Every record must be repeated exactly; omit any pictures they contain.

Records with drawing code
- - - - - - -
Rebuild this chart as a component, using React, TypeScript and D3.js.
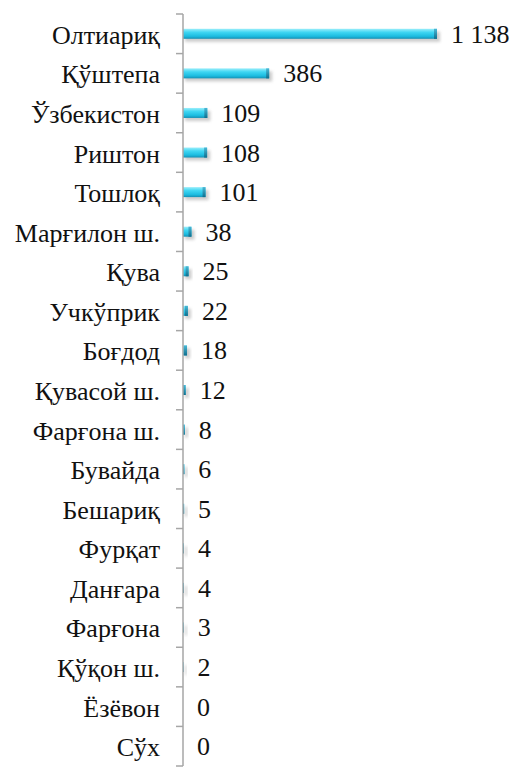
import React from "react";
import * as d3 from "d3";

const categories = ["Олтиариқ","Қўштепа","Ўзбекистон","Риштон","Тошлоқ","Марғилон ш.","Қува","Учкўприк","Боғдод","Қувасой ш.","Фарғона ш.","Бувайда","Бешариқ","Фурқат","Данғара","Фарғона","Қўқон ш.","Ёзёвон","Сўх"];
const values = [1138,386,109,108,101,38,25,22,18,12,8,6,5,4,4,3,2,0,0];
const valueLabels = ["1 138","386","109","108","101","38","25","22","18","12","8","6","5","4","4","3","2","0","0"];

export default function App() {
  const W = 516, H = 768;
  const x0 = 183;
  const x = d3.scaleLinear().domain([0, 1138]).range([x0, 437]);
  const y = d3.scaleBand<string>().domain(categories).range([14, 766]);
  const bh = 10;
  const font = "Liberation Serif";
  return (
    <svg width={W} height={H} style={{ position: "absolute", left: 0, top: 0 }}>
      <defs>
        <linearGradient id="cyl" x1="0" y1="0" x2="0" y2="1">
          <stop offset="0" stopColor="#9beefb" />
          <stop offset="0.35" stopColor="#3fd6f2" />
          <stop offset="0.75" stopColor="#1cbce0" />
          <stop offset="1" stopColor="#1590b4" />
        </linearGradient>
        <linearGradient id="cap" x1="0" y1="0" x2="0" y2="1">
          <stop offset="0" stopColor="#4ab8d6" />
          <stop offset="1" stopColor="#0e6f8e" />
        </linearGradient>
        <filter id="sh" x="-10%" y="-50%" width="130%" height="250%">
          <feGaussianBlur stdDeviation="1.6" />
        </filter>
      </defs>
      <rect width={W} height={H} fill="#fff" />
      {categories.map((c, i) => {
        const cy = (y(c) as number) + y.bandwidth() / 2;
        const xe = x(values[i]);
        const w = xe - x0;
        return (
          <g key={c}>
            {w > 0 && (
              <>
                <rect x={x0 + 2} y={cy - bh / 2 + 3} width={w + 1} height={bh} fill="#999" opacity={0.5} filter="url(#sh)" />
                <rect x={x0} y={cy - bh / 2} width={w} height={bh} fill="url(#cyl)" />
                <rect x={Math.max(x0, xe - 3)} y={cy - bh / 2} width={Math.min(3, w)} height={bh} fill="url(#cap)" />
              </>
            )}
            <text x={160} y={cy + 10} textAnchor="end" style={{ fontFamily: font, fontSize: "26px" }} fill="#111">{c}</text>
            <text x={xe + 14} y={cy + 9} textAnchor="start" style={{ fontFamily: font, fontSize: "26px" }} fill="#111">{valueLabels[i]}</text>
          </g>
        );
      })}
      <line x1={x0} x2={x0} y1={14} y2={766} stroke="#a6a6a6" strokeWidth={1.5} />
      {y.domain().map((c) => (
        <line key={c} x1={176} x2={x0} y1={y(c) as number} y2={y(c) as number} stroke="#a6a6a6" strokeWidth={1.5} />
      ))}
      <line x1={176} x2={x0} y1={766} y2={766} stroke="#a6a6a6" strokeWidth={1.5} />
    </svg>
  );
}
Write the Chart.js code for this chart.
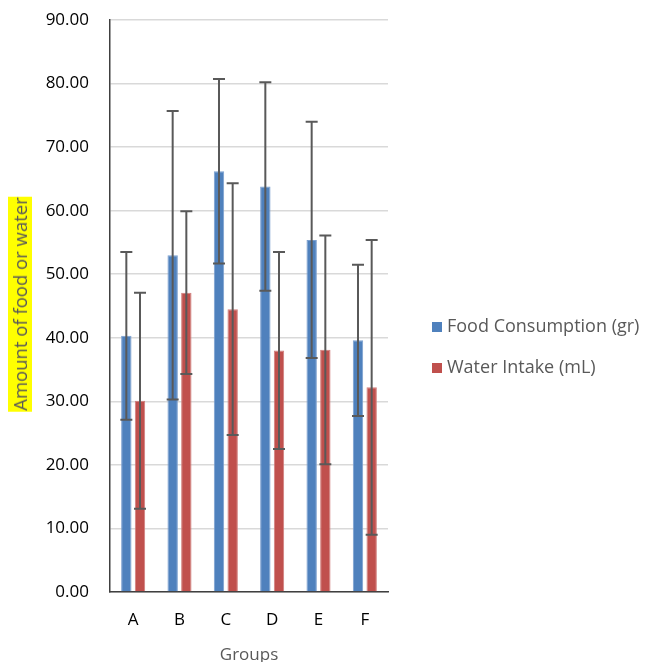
- - - - - - -
EXERCISE SOLUTION
Rebuild this chart as a component, using React, TypeScript and D3.js.
import React from "react";
import * as d3 from "d3";

const categories = ["Олтиариқ","Қўштепа","Ўзбекистон","Риштон","Тошлоқ","Марғилон ш.","Қува","Учкўприк","Боғдод","Қувасой ш.","Фарғона ш.","Бувайда","Бешариқ","Фурқат","Данғара","Фарғона","Қўқон ш.","Ёзёвон","Сўх"];
const values = [1138,386,109,108,101,38,25,22,18,12,8,6,5,4,4,3,2,0,0];
const valueLabels = ["1 138","386","109","108","101","38","25","22","18","12","8","6","5","4","4","3","2","0","0"];

export default function App() {
  const W = 516, H = 768;
  const x0 = 183;
  const x = d3.scaleLinear().domain([0, 1138]).range([x0, 437]);
  const y = d3.scaleBand<string>().domain(categories).range([14, 766]);
  const bh = 10;
  const font = "Liberation Serif";
  return (
    <svg width={W} height={H} style={{ position: "absolute", left: 0, top: 0 }}>
      <defs>
        <linearGradient id="cyl" x1="0" y1="0" x2="0" y2="1">
          <stop offset="0" stopColor="#9beefb" />
          <stop offset="0.35" stopColor="#3fd6f2" />
          <stop offset="0.75" stopColor="#1cbce0" />
          <stop offset="1" stopColor="#1590b4" />
        </linearGradient>
        <linearGradient id="cap" x1="0" y1="0" x2="0" y2="1">
          <stop offset="0" stopColor="#4ab8d6" />
          <stop offset="1" stopColor="#0e6f8e" />
        </linearGradient>
        <filter id="sh" x="-10%" y="-50%" width="130%" height="250%">
          <feGaussianBlur stdDeviation="1.6" />
        </filter>
      </defs>
      <rect width={W} height={H} fill="#fff" />
      {categories.map((c, i) => {
        const cy = (y(c) as number) + y.bandwidth() / 2;
        const xe = x(values[i]);
        const w = xe - x0;
        return (
          <g key={c}>
            {w > 0 && (
              <>
                <rect x={x0 + 2} y={cy - bh / 2 + 3} width={w + 1} height={bh} fill="#999" opacity={0.5} filter="url(#sh)" />
                <rect x={x0} y={cy - bh / 2} width={w} height={bh} fill="url(#cyl)" />
                <rect x={Math.max(x0, xe - 3)} y={cy - bh / 2} width={Math.min(3, w)} height={bh} fill="url(#cap)" />
              </>
            )}
            <text x={160} y={cy + 10} textAnchor="end" style={{ fontFamily: font, fontSize: "26px" }} fill="#111">{c}</text>
            <text x={xe + 14} y={cy + 9} textAnchor="start" style={{ fontFamily: font, fontSize: "26px" }} fill="#111">{valueLabels[i]}</text>
          </g>
        );
      })}
      <line x1={x0} x2={x0} y1={14} y2={766} stroke="#a6a6a6" strokeWidth={1.5} />
      {y.domain().map((c) => (
        <line key={c} x1={176} x2={x0} y1={y(c) as number} y2={y(c) as number} stroke="#a6a6a6" strokeWidth={1.5} />
      ))}
      <line x1={176} x2={x0} y1={766} y2={766} stroke="#a6a6a6" strokeWidth={1.5} />
    </svg>
  );
}
Write the Chart.js code for this chart.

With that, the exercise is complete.